• _Data to process_:
-- -- --

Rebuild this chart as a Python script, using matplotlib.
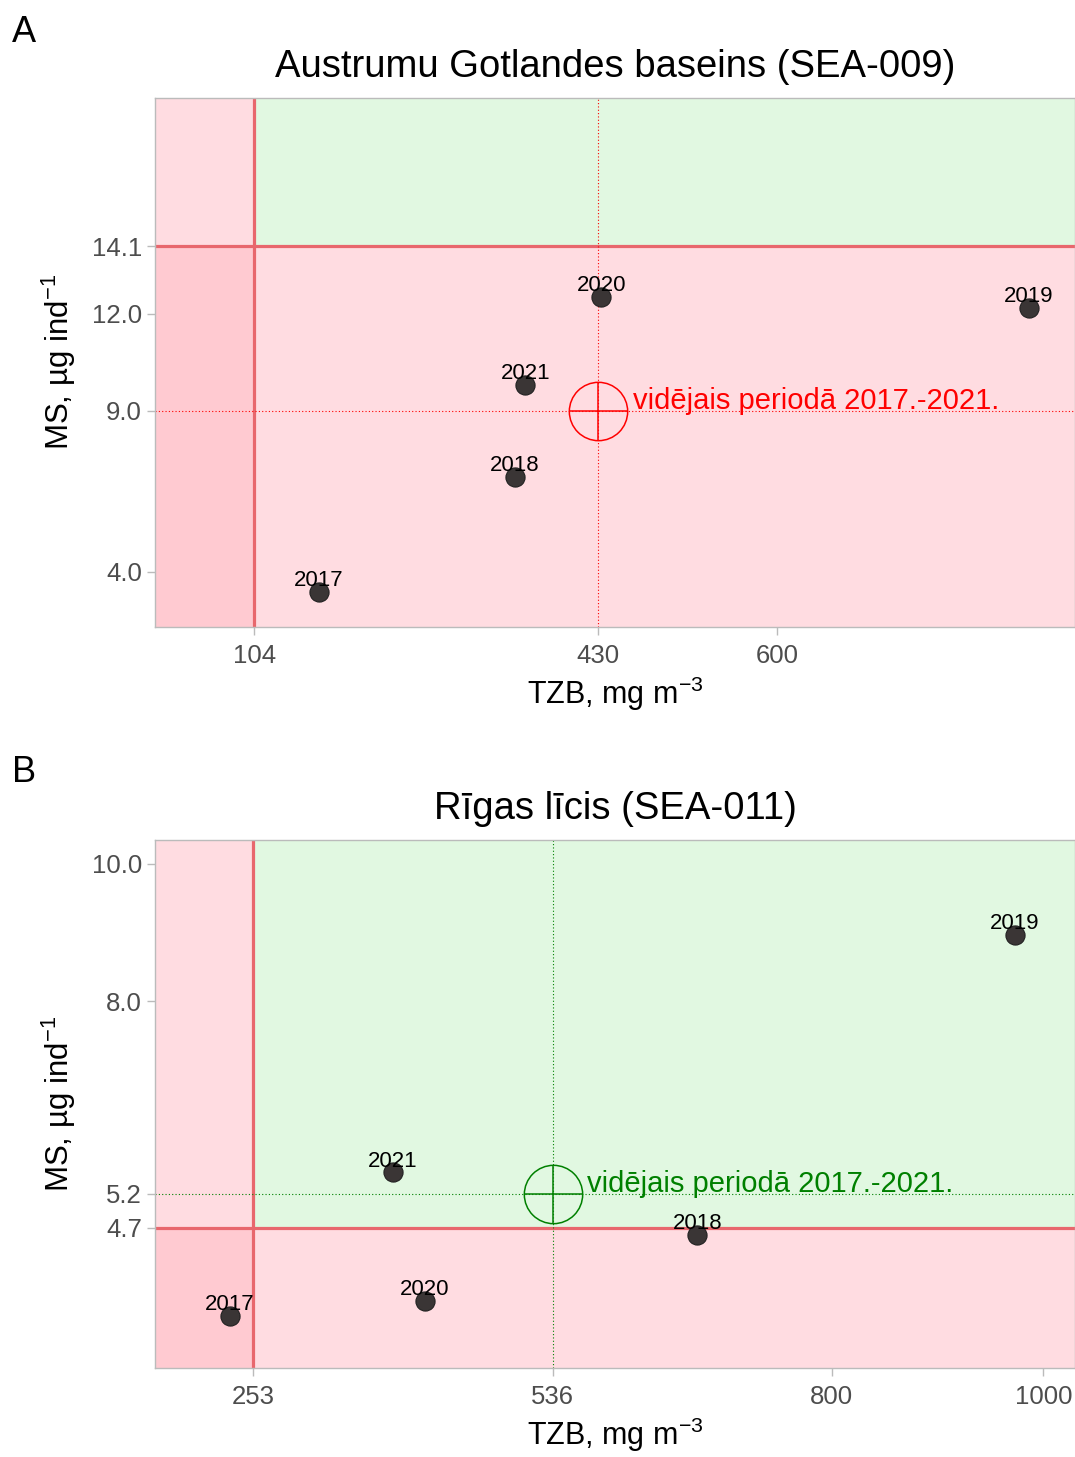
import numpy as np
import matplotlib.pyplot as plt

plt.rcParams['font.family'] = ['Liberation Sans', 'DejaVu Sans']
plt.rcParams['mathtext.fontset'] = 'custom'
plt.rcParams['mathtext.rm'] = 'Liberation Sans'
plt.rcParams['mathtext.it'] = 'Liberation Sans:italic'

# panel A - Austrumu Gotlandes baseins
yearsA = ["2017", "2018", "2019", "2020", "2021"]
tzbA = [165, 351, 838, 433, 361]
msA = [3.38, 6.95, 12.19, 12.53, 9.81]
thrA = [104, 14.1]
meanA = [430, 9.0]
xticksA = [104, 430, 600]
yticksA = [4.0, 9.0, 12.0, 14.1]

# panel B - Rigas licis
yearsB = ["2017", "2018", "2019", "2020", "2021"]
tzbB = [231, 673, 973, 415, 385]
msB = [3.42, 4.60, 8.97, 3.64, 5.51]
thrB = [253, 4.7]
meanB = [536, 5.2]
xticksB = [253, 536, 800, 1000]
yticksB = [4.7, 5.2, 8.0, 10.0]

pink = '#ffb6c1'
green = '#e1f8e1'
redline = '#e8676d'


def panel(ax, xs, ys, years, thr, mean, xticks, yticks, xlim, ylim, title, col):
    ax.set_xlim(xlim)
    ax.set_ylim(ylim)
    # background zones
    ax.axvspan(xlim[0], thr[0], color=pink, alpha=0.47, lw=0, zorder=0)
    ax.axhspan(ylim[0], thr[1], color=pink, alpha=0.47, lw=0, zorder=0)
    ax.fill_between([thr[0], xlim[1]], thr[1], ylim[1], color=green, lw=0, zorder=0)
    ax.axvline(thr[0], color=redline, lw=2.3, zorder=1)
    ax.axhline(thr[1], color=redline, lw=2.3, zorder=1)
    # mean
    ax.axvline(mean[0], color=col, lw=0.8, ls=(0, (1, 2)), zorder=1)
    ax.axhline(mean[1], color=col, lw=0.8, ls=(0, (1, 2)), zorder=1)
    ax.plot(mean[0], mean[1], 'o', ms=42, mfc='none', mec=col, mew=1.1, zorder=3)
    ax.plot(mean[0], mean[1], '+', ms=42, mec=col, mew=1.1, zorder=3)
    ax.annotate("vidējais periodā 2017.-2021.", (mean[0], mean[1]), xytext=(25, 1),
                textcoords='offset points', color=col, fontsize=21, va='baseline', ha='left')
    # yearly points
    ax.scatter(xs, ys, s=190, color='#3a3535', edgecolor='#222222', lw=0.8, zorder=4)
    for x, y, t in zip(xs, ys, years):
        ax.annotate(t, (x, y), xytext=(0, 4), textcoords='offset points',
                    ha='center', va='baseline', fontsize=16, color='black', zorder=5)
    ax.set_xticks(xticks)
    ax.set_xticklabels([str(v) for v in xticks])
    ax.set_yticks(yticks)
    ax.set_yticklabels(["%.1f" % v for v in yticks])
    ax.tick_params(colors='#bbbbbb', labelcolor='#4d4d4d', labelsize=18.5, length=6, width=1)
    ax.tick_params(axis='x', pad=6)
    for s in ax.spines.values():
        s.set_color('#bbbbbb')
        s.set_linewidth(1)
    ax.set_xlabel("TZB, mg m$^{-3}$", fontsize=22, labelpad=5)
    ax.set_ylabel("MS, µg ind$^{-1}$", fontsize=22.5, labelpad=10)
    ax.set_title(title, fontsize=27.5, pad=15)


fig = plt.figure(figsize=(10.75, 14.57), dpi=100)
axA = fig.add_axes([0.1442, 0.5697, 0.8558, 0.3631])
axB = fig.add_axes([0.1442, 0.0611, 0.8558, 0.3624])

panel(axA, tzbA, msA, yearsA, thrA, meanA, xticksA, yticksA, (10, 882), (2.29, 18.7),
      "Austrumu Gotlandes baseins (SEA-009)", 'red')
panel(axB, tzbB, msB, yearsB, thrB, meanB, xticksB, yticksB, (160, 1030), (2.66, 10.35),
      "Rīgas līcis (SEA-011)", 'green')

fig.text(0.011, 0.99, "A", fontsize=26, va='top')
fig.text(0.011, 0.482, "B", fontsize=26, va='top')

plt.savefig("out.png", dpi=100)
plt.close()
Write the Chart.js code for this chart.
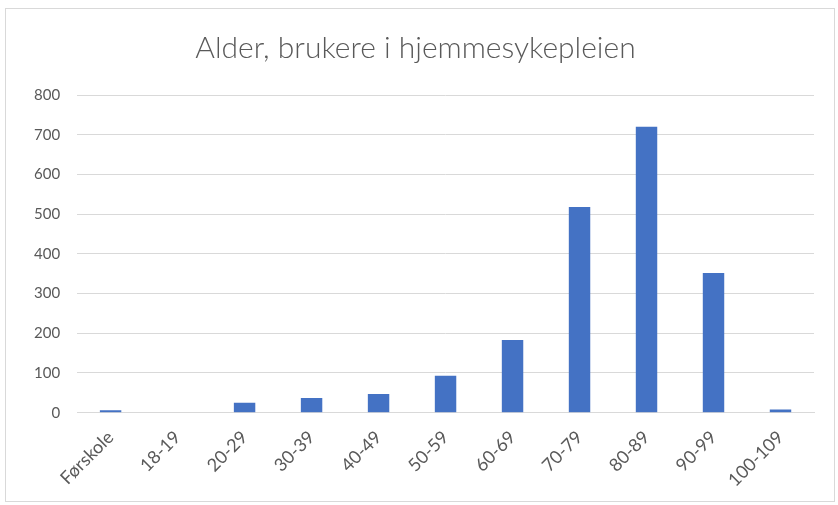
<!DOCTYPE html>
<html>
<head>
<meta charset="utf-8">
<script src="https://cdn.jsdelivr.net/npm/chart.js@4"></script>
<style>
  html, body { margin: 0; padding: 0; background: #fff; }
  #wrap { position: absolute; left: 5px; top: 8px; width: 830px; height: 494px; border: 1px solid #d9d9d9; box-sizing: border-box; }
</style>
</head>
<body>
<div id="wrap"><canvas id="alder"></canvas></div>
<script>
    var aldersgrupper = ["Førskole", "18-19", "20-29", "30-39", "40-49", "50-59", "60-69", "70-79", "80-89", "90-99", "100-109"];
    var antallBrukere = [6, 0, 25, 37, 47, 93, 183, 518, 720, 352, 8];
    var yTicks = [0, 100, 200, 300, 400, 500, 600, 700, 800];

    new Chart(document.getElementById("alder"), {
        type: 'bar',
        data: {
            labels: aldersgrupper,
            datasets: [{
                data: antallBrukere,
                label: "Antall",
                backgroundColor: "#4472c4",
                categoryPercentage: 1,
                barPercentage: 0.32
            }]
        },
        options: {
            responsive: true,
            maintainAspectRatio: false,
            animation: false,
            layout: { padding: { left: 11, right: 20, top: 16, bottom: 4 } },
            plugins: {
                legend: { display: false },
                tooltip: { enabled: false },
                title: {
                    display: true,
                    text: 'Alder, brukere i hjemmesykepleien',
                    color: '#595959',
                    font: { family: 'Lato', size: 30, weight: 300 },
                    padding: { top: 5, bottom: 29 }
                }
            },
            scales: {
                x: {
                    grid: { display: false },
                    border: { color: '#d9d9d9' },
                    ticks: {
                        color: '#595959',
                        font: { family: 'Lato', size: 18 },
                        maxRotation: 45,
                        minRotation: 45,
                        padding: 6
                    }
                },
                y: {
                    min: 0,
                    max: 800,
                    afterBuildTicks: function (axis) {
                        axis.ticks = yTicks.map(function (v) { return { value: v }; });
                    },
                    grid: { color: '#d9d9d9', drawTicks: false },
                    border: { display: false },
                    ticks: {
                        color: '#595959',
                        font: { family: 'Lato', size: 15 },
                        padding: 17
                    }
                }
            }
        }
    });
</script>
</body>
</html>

-- -- --

• _Work to complete_:
Pictures excluded, repeat exactly the lines from the top of the material through the line with "yticksA = [4.0, 9.0, 12.0, 14.1]", including both of those lines.

• _Written reply_:
Rebuild this chart as a Python script, using matplotlib.
import numpy as np
import matplotlib.pyplot as plt

plt.rcParams['font.family'] = ['Liberation Sans', 'DejaVu Sans']
plt.rcParams['mathtext.fontset'] = 'custom'
plt.rcParams['mathtext.rm'] = 'Liberation Sans'
plt.rcParams['mathtext.it'] = 'Liberation Sans:italic'

# panel A - Austrumu Gotlandes baseins
yearsA = ["2017", "2018", "2019", "2020", "2021"]
tzbA = [165, 351, 838, 433, 361]
msA = [3.38, 6.95, 12.19, 12.53, 9.81]
thrA = [104, 14.1]
meanA = [430, 9.0]
xticksA = [104, 430, 600]
yticksA = [4.0, 9.0, 12.0, 14.1]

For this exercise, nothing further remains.